> **TASK PROMPT**
Output all the data exactly. Pictures do not belong in the copy.

::::::::::

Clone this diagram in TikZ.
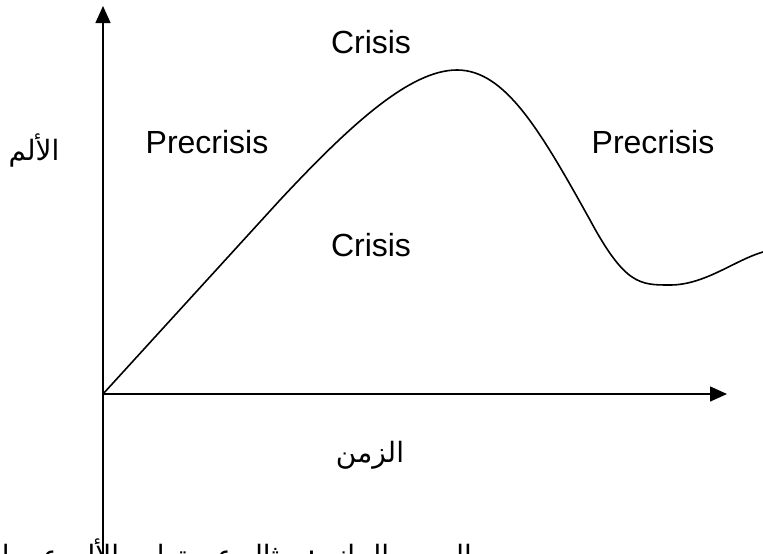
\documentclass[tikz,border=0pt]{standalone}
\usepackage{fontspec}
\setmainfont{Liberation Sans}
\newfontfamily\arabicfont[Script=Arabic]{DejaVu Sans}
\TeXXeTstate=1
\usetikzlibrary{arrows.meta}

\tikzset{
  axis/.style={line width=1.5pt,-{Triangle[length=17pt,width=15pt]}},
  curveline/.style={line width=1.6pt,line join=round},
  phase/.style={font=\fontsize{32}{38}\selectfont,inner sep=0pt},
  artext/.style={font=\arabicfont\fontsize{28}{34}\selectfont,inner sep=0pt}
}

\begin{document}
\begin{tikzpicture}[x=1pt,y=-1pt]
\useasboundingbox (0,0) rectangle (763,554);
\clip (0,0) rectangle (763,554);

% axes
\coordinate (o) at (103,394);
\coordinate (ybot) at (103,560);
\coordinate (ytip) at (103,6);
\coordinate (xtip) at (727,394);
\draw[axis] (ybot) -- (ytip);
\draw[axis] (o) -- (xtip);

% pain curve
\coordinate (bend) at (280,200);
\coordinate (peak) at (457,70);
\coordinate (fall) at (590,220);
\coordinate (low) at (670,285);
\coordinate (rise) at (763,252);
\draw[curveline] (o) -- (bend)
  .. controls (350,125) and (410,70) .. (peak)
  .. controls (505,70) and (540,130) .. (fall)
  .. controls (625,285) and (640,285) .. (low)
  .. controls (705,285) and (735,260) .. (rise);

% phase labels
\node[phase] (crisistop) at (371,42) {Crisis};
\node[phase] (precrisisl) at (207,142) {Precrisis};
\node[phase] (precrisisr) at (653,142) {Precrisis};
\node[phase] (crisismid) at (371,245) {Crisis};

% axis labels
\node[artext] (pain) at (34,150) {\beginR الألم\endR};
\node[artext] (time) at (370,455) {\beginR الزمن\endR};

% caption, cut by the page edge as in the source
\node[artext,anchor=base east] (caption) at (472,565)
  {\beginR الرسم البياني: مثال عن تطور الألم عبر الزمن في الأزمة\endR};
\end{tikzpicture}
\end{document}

::::::::::

> **IN RESPONSE**
Clone this diagram in TikZ.
\documentclass[tikz,border=0pt]{standalone}
\usepackage{fontspec}
\setmainfont{Liberation Sans}
\newfontfamily\arabicfont[Script=Arabic]{DejaVu Sans}
\TeXXeTstate=1
\usetikzlibrary{arrows.meta}

\tikzset{
  axis/.style={line width=1.5pt,-{Triangle[length=17pt,width=15pt]}},
  curveline/.style={line width=1.6pt,line join=round},
  phase/.style={font=\fontsize{32}{38}\selectfont,inner sep=0pt},
  artext/.style={font=\arabicfont\fontsize{28}{34}\selectfont,inner sep=0pt}
}

\begin{document}
\begin{tikzpicture}[x=1pt,y=-1pt]
\useasboundingbox (0,0) rectangle (763,554);
\clip (0,0) rectangle (763,554);

% axes
\coordinate (o) at (103,394);
\coordinate (ybot) at (103,560);
\coordinate (ytip) at (103,6);
\coordinate (xtip) at (727,394);
\draw[axis] (ybot) -- (ytip);
\draw[axis] (o) -- (xtip);

% pain curve
\coordinate (bend) at (280,200);
\coordinate (peak) at (457,70);
\coordinate (fall) at (590,220);
\coordinate (low) at (670,285);
\coordinate (rise) at (763,252);
\draw[curveline] (o) -- (bend)
  .. controls (350,125) and (410,70) .. (peak)
  .. controls (505,70) and (540,130) .. (fall)
  .. controls (625,285) and (640,285) .. (low)
  .. controls (705,285) and (735,260) .. (rise);

% phase labels
\node[phase] (crisistop) at (371,42) {Crisis};
\node[phase] (precrisisl) at (207,142) {Precrisis};
\node[phase] (precrisisr) at (653,142) {Precrisis};
\node[phase] (crisismid) at (371,245) {Crisis};

% axis labels
\node[artext] (pain) at (34,150) {\beginR الألم\endR};
\node[artext] (time) at (370,455) {\beginR الزمن\endR};

% caption, cut by the page edge as in the source
\node[artext,anchor=base east] (caption) at (472,565)
  {\beginR الرسم البياني: مثال عن تطور الألم عبر الزمن في الأزمة\endR};
\end{tikzpicture}
\end{document}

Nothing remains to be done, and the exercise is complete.